Longnon Big-Band : Istanbounce
Bardé de prix et, pour reprendre les mots de Dizzy Gillespie, « véritable équilibriste entre le jazz et le langage symphonique », le compositeur, trompettiste et chef d’orchestre Jean-Loup Longnon revient derechef à ses amours : le big-band dans toute sa puissance. D’une durée de 76 minutes avec douze titres au compteur, dont deux sont des mini-suites en trois mouvements, l’album offre une plongée en apnée dans le son riche et dense des grands orchestres de jazz. Prenez par exemple « Istanbounce » qui combine Orient et Occident en hommage à la ville millénaire, c’est une composition polymorphe et riche en couleurs qui entraîne l’auditeur dans un ballet irrépressible. Les tempos sont alertes, les contrepoints complexes, les ambiances changeantes, les masses orchestrales se succèdent et se mêlent dans une vision personnelle qui décrit les contrastes et le dynamisme de la cité avant de se conclure en apothéose dans une finale symphonique grandiose. L’orchestre reprend aussi la composition emblématique de Jean-Louis Longnon « Encore du Bop ». Inspiré par l’écriture de Thad Jones et basé sur une structure harmonique appelée « anatole / rhythm changes », ce titre est l’occasion de confrontations sauvages entre pupitres de saxophones et de cuivres, mais aussi de réjouissants solos successifs de saxophone ténor, de trombone et de piano.
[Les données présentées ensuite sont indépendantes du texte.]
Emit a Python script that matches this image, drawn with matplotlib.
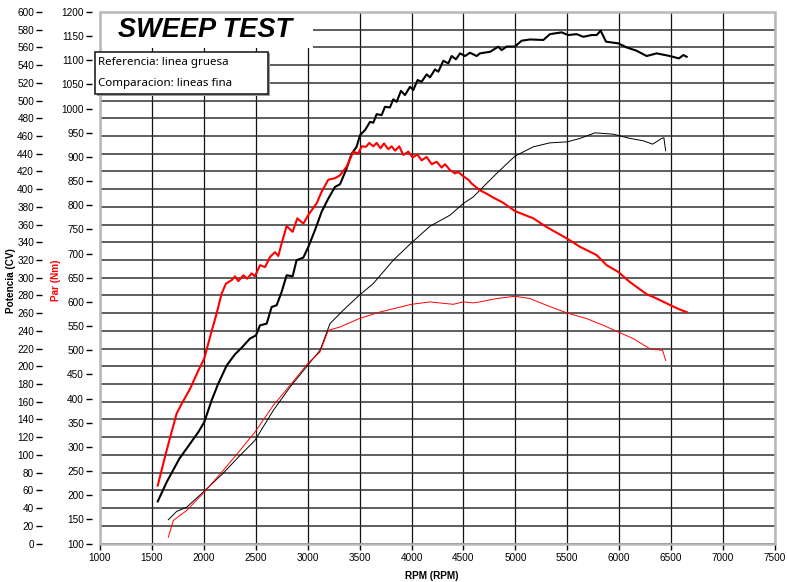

En plus des compositions originales, le big-band propose deux orchestrations de chansons françaises (dont le fringant « On n’est pas là pour se faire engueuler » avec des paroles de Boris Vian chantées par Jean-Loup lui-même) et quatre reprises de standards remarquables par leur mise en son. « Lush Life » de Billy Strayhorn est interprété par la chanteuse Elora Antolin sur un arrangement symphonique qui n’est pas sans évoquer les grands compositeurs français du XXᵉ siècle comme Ravel, Debussy, Henri Dutilleux ou Lili Boulanger. Enfin, on citera encore, parmi d’autres, un bel arrangement du « Fun Time » de Sammy Nystico, splendide écrin pour des parties de trombone et de trompette, où l’on retrouve le swing typique du Count Basie Orchestra. L’album se referme sur « Step To The Bop », un titre traditionnellement interprété en fin de concert, dans lequel Jean-Loup et deux vocalistes se partagent le micro dans un scat frénétique, conclusion ludique d’un programme de jazz ambitieux, mais sculpté dans la bonne humeur comme on n’en fait plus guère aujourd’hui.